Media insiders are at a loss to explain how a tender last week for operating rights over a new Kyiv television channel went off with almost nobody knowing about it.
While the winner of the Nov. 20 tender for channel 40 in Kyiv has not yet been announced, speculation has arisen that the State Television and Radio Council, which administered the tender, predetermined the result. That would not surprise some industry insiders.
‘It happens all the time in television here that nobody hears about things,’ said Yury Labunsky, president of Ukrainian Association of Cable TV Operators. Labunsky emphasized that neither he nor any of his friends in the industry were aware of the tender until after it had been held.
The few who did know about the tender were given short notice. The competition was announced only in the beginning of November. This gave companies less than three weeks to prepare and submit a veritable stack of required documents, including a financial statement and a complete proposed programming menu.
State TV and Radio Council head Viktor Petrenko did little to suppress suspicion that the tender was merely a formality. Without giving any names, he openly admitted there was a ‘specific’ company interested in the channel, and that company would likely be chosen the winner of the tender.
Citing a speech given by Petrenko to the parliamentary council on freedom of speech, several local newspapers quoted Petrenko as saying that same company initiated the creation of channel 40. He said the company estimated the prospective cost of the project, researched potential frequencies and submitted all details to the TV and Radio Council.

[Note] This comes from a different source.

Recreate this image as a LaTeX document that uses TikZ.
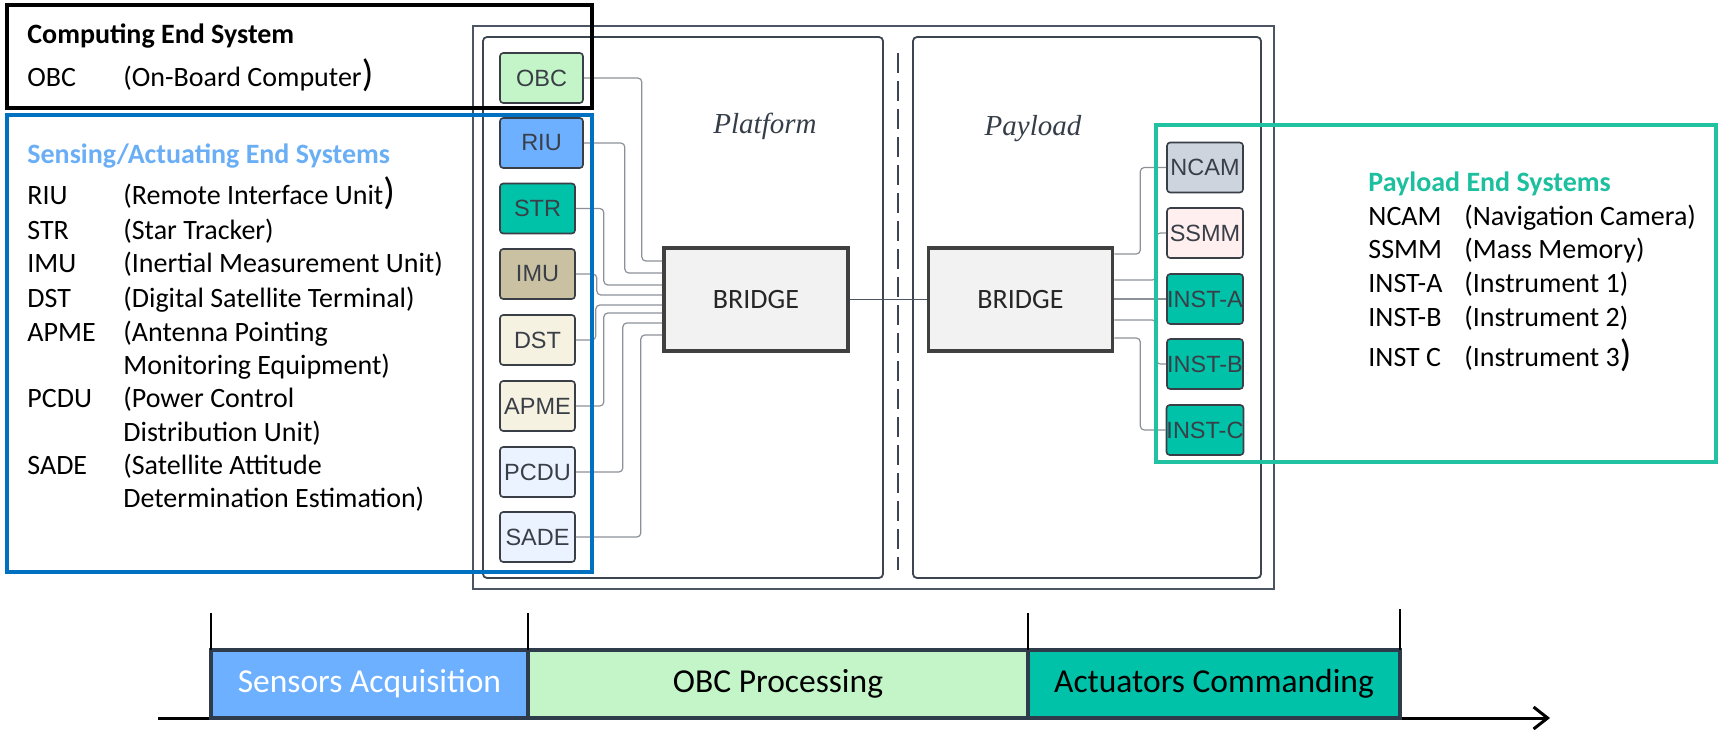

‘Why allow someone else to get hold of the result of [the company’s] work?’ Petrenko asked of the parliament deputies in attendance at the meeting.
Petrenko’s words seemed to contradict fellow TV and Radio Council member Volodymry Horobtsov, who denied the results of the tender are being rigged. Horobtsov accused enemies of the TV and Radio Council of spreading that rumor.
‘I don’t remember a single case when a decision was made in advance,’ he said.
Horobtsov described his colleague Petrenko as a ‘real professional’ and said that most council members were capable of making reasonable guesses as to who might win the tender.
‘It’s like a judge going to a trial: he knows roughly what sentence might come out in a particular case,’ Horobtsov said.
Horobtsov declined to make any predictions himself. He also refused to identify any of the applicants in the tender, saying only that several companies were involved.
‘We would still accept documents if somebody brought them in today,’ he said on Tuesday, four days after the official Nov. 27 deadline for applications.
Meanwhile, speculation runs rampant as to the identity of the tender winner.
The Den newspaper suggested the winner would be Gravis, a private production company controlled by controversial parliament deputy and former presidential adviser Oleksandr Volkov.
A group of parliament deputies recently accused Volkov of corruption, abuse of power and hiding his profits from illegal business activities in foreign bank accounts.